Is user feedback always informative? Retrieval Latent Defending for Semi-Supervised Domain Adaptation without Source Data
Junha Song, Tae Soo Kim, Junha Kim, Gunhee Nam, Thijs Kooi, Jaegul Choo
TL;DR
The paper tackles semi-supervised domain adaptation in deployed environments where user feedback provides a small labeled target set but is biased toward misclassified samples (Negatively Biased Feedback, NBF). It reveals that NBF can degrade adaptation when plugged into existing SemiSDA methods and introduces Retrieval Latent Defending (RLD), a plug-in strategy that balances the supervised signal by appending defending samples retrieved from a latent bank of pseudo-labeled data. RLD constructs a candidate bank by labeling unlabeled target data with top-probability pseudo-labels and selects defending samples per labeled instance to maintain balanced class discriminability, introducing the overall loss $\mathcal{L}_{total} = \mathcal{L}_{sup} + \mathcal{L}_{unsup} + \frac{1}{k \cdot B} \sum_{b=1}^{k \cdot B} \mathcal{H}(\hat{y}_{LD}^{b}, f_{\theta}(x_{LD}^{b}))$. Across natural image benchmarks (DomainNet-126, OfficeHome) and a real-world medical imaging task (MIMIC-CXR-V2), integrating RLD with multiple SemiSDA/SemiSL baselines yields consistent improvements, demonstrating a scalable, practical approach to robust adaptation under user feedback biases.
Abstract
This paper aims to adapt the source model to the target environment, leveraging small user feedback (i.e., labeled target data) readily available in real-world applications.
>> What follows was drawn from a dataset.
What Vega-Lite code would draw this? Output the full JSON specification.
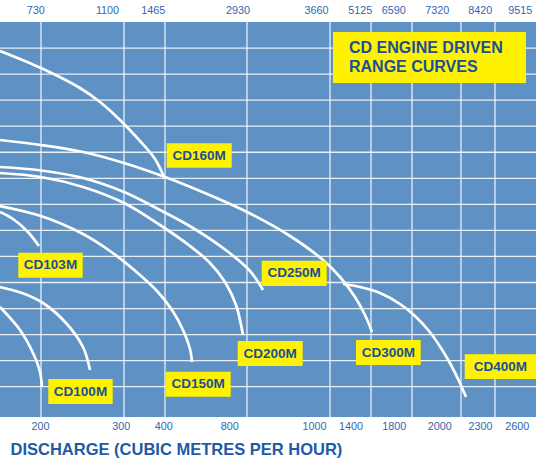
{
  "$schema": "https://vega.github.io/schema/vega-lite/v6.json",
  "width": 536,
  "height": 395,
  "autosize": "none",
  "padding": {"left": 0, "top": 22, "right": 0, "bottom": 42},
  "background": "white",
  "config": {"view": {"fill": "#5E92C5", "stroke": null}, "font": "Liberation Sans"},
  "resolve": {"axis": {"x": "independent", "y": "independent"}},
  "datasets": {
    "vgrid": [{"gx": 4.1}, {"gx": 12.4}, {"gx": 16.5}, {"gx": 24.7}, {"gx": 33.0}, {"gx": 37.1}, {"gx": 41.2}, {"gx": 46.1}, {"gx": 49.5}],
    "hgrid": [{"gy": 3.03}, {"gy": 5.635}, {"gy": 8.24}, {"gy": 10.845}, {"gy": 13.45}, {"gy": 16.055}, {"gy": 18.66}, {"gy": 21.265}, {"gy": 23.87}, {"gy": 26.475}, {"gy": 29.08}, {"gy": 31.685}, {"gy": 34.29}, {"gy": 36.895}],
    "curves": [
      {"curve": "CD160M", "x": 0, "y": 36.6}, {"curve": "CD160M", "x": 4.1, "y": 34.9}, {"curve": "CD160M", "x": 8.0, "y": 32.9}, {"curve": "CD160M", "x": 10.0, "y": 31.5}, {"curve": "CD160M", "x": 12.0, "y": 29.7}, {"curve": "CD160M", "x": 14.0, "y": 27.6}, {"curve": "CD160M", "x": 15.5, "y": 25.8}, {"curve": "CD160M", "x": 16.4, "y": 24.0},
      {"curve": "CD300M", "x": 0, "y": 27.7}, {"curve": "CD300M", "x": 4.1, "y": 27.2}, {"curve": "CD300M", "x": 8.3, "y": 26.5}, {"curve": "CD300M", "x": 12.4, "y": 25.4}, {"curve": "CD300M", "x": 16.5, "y": 24.0}, {"curve": "CD300M", "x": 20.0, "y": 22.6}, {"curve": "CD300M", "x": 24.7, "y": 20.5}, {"curve": "CD300M", "x": 29.0, "y": 18.1}, {"curve": "CD300M", "x": 32.3, "y": 15.7}, {"curve": "CD300M", "x": 34.0, "y": 14.0}, {"curve": "CD300M", "x": 35.5, "y": 12.0}, {"curve": "CD300M", "x": 36.5, "y": 10.2}, {"curve": "CD300M", "x": 37.2, "y": 8.5},
      {"curve": "CD250M", "x": 0, "y": 25.0}, {"curve": "CD250M", "x": 4.1, "y": 24.65}, {"curve": "CD250M", "x": 8.3, "y": 23.9}, {"curve": "CD250M", "x": 12.4, "y": 22.5}, {"curve": "CD250M", "x": 16.0, "y": 20.7}, {"curve": "CD250M", "x": 19.3, "y": 18.9}, {"curve": "CD250M", "x": 22.7, "y": 16.6}, {"curve": "CD250M", "x": 25.0, "y": 14.6}, {"curve": "CD250M", "x": 26.3, "y": 12.7},
      {"curve": "CD200M", "x": 0, "y": 24.4}, {"curve": "CD200M", "x": 4.1, "y": 24.0}, {"curve": "CD200M", "x": 8.3, "y": 23.0}, {"curve": "CD200M", "x": 12.4, "y": 21.4}, {"curve": "CD200M", "x": 16.0, "y": 19.2}, {"curve": "CD200M", "x": 19.0, "y": 17.1}, {"curve": "CD200M", "x": 21.0, "y": 15.4}, {"curve": "CD200M", "x": 22.5, "y": 13.5}, {"curve": "CD200M", "x": 23.6, "y": 11.2}, {"curve": "CD200M", "x": 24.3, "y": 8.2},
      {"curve": "CD150M", "x": 0, "y": 21.1}, {"curve": "CD150M", "x": 4.1, "y": 20.1}, {"curve": "CD150M", "x": 8.3, "y": 18.3}, {"curve": "CD150M", "x": 11.0, "y": 16.6}, {"curve": "CD150M", "x": 13.3, "y": 14.8}, {"curve": "CD150M", "x": 15.7, "y": 12.6}, {"curve": "CD150M", "x": 17.2, "y": 10.7}, {"curve": "CD150M", "x": 18.3, "y": 8.7}, {"curve": "CD150M", "x": 19.0, "y": 6.8}, {"curve": "CD150M", "x": 19.2, "y": 5.5},
      {"curve": "CD103M", "x": 0, "y": 20.5}, {"curve": "CD103M", "x": 1.3, "y": 19.8}, {"curve": "CD103M", "x": 2.7, "y": 18.6}, {"curve": "CD103M", "x": 3.9, "y": 17.1},
      {"curve": "CD100M-b", "x": 0, "y": 13.0}, {"curve": "CD100M-b", "x": 2.2, "y": 12.4}, {"curve": "CD100M-b", "x": 4.3, "y": 11.4}, {"curve": "CD100M-b", "x": 6.6, "y": 9.4}, {"curve": "CD100M-b", "x": 8.3, "y": 7.0}, {"curve": "CD100M-b", "x": 9.0, "y": 4.7},
      {"curve": "CD100M", "x": 0, "y": 11.0}, {"curve": "CD100M", "x": 2.0, "y": 8.7}, {"curve": "CD100M", "x": 3.3, "y": 6.4}, {"curve": "CD100M", "x": 4.0, "y": 4.5}, {"curve": "CD100M", "x": 4.2, "y": 3.0},
      {"curve": "CD400M", "x": 34.3, "y": 13.3}, {"curve": "CD400M", "x": 36.0, "y": 13.0}, {"curve": "CD400M", "x": 38.0, "y": 12.4}, {"curve": "CD400M", "x": 40.0, "y": 11.3}, {"curve": "CD400M", "x": 41.5, "y": 10.1}, {"curve": "CD400M", "x": 42.9, "y": 8.6}, {"curve": "CD400M", "x": 44.1, "y": 6.9}, {"curve": "CD400M", "x": 45.1, "y": 5.2}, {"curve": "CD400M", "x": 45.9, "y": 3.6}, {"curve": "CD400M", "x": 46.6, "y": 2.0}
    ],
    "boxes": [
      {"label": "CD160M", "x1": 16.67, "x2": 23.17, "y1": 27.37, "y2": 24.93},
      {"label": "CD103M", "x1": 1.83, "x2": 8.27, "y1": 16.43, "y2": 13.93},
      {"label": "CD100M", "x1": 4.83, "x2": 11.27, "y1": 3.8, "y2": 1.3},
      {"label": "CD150M", "x1": 16.57, "x2": 23.07, "y1": 4.53, "y2": 2.03},
      {"label": "CD200M", "x1": 23.77, "x2": 30.27, "y1": 7.6, "y2": 5.1},
      {"label": "CD250M", "x1": 26.17, "x2": 32.67, "y1": 15.63, "y2": 13.1},
      {"label": "CD300M", "x1": 35.6, "x2": 42.07, "y1": 7.7, "y2": 5.2},
      {"label": "CD400M", "x1": 46.47, "x2": 53.6, "y1": 6.27, "y2": 3.8}
    ],
    "titlebox": [{"x1": 33.3, "x2": 52.6, "y1": 38.5, "y2": 33.4}],
    "titletext": [
      {"t": "CD ENGINE DRIVEN", "x": 34.9, "y": 36.87},
      {"t": "RANGE CURVES", "x": 34.9, "y": 35.03}
    ]
  },
  "layer": [
    {
      "data": {"name": "vgrid"},
      "mark": {"type": "rule", "color": "#FFFFFF", "strokeWidth": 1.3, "opacity": 0.85},
      "encoding": {
        "x": {
          "field": "gx", "type": "quantitative",
          "scale": {"domain": [0, 53.6], "nice": false, "zero": false},
          "axis": {
            "orient": "top",
            "values": [3.53, 10.7, 15.27, 23.75, 31.6, 35.97, 39.33, 43.68, 47.97, 51.97],
            "labelExpr": "datum.value < 5 ? '730' : datum.value < 13 ? '1100' : datum.value < 20 ? '1465' : datum.value < 27 ? '2930' : datum.value < 34 ? '3660' : datum.value < 37.5 ? '5125' : datum.value < 41 ? '6590' : datum.value < 46 ? '7320' : datum.value < 50 ? '8420' : '9515'",
            "domain": false, "ticks": false, "tickSize": 0, "grid": false,
            "labelPadding": 11.7, "labelBaseline": "middle", "labelFontSize": 10.8,
            "labelColor": "#2F67B1", "labelFlush": false, "labelOverlap": false, "labelBound": false,
            "title": null
          }
        }
      }
    },
    {
      "data": {"name": "hgrid"},
      "mark": {"type": "rule", "color": "#FFFFFF", "strokeWidth": 1.3, "opacity": 0.85},
      "encoding": {
        "y": {"field": "gy", "type": "quantitative", "scale": {"domain": [0, 39.5], "nice": false, "zero": false}, "axis": null}
      }
    },
    {
      "data": {"name": "curves"},
      "mark": {"type": "line", "color": "#FFFFFF", "strokeWidth": 2.7, "interpolate": "catmull-rom"},
      "encoding": {
        "x": {
          "field": "x", "type": "quantitative",
          "scale": {"domain": [0, 53.6], "nice": false, "zero": false},
          "axis": {
            "orient": "bottom",
            "values": [4.0, 12.08, 16.33, 22.92, 31.4, 35.05, 39.38, 43.93, 48.0, 51.67],
            "labelExpr": "datum.value < 8 ? '200' : datum.value < 14 ? '300' : datum.value < 20 ? '400' : datum.value < 27 ? '800' : datum.value < 33 ? '1000' : datum.value < 37 ? '1400' : datum.value < 41.5 ? '1800' : datum.value < 46 ? '2000' : datum.value < 50 ? '2300' : '2600'",
            "domain": false, "ticks": false, "tickSize": 0, "grid": false,
            "labelPadding": 9, "labelBaseline": "middle", "labelFontSize": 10.8,
            "labelColor": "#2F67B1", "labelFlush": false, "labelOverlap": false, "labelBound": false,
            "title": "DISCHARGE (CUBIC METRES PER HOUR)",
            "titleFontSize": 16.5, "titleFontWeight": "bold", "titleColor": "#1D5BA6",
            "titleX": 10, "titleY": 37, "titleAlign": "left", "titleAnchor": "start", "titleBaseline": "alphabetic"
          }
        },
        "y": {"field": "y", "type": "quantitative", "scale": {"domain": [0, 39.5], "nice": false, "zero": false}, "axis": null},
        "detail": {"field": "curve", "type": "nominal"}
      }
    },
    {
      "data": {"name": "boxes"},
      "mark": {"type": "rect", "color": "#FFF200"},
      "encoding": {
        "x": {"field": "x1", "type": "quantitative", "axis": null},
        "x2": {"field": "x2"},
        "y": {"field": "y1", "type": "quantitative", "axis": null},
        "y2": {"field": "y2"}
      }
    },
    {
      "data": {"name": "boxes"},
      "transform": [
        {"calculate": "(datum.x1 + datum.x2) / 2", "as": "tx"},
        {"calculate": "(datum.y1 + datum.y2) / 2", "as": "ty"}
      ],
      "mark": {"type": "text", "font": "Liberation Sans", "fontWeight": "bold", "fontSize": 13.5, "color": "#1A4F97", "align": "center", "baseline": "middle"},
      "encoding": {
        "x": {"field": "tx", "type": "quantitative", "axis": null},
        "y": {"field": "ty", "type": "quantitative", "axis": null},
        "text": {"field": "label"}
      }
    },
    {
      "data": {"name": "titlebox"},
      "mark": {"type": "rect", "color": "#FFF200"},
      "encoding": {
        "x": {"field": "x1", "type": "quantitative", "axis": null},
        "x2": {"field": "x2"},
        "y": {"field": "y1", "type": "quantitative", "axis": null},
        "y2": {"field": "y2"}
      }
    },
    {
      "data": {"name": "titletext"},
      "mark": {"type": "text", "font": "Liberation Sans", "fontWeight": "bold", "fontSize": 16, "color": "#1A4F97", "align": "left", "baseline": "middle"},
      "encoding": {
        "x": {"field": "x", "type": "quantitative", "axis": null},
        "y": {"field": "y", "type": "quantitative", "axis": null},
        "text": {"field": "t"}
      }
    }
  ]
}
We find that existing semi-supervised domain adaptation (SemiSDA) methods often suffer from poorly improved adaptation performance when directly utilizing such feedback data, as shown in Figure 1. We analyze this phenomenon via a novel concept called Negatively Biased Feedback (NBF), which stems from the observation that user feedback is more likely for data points where the model produces incorrect predictions. To leverage this feedback while avoiding the issue, we propose a scalable adapting approach, Retrieval Latent Defending. This approach helps existing SemiSDA methods to adapt the model with a balanced supervised signal by utilizing latent defending samples throughout the adaptation process. We demonstrate the problem caused by NBF and the efficacy of our approach across various benchmarks, including image classification, semantic segmentation, and a real-world medical imaging application. Our extensive experiments reveal that integrating our approach with multiple state-of-the-art SemiSDA methods leads to significant performance improvements.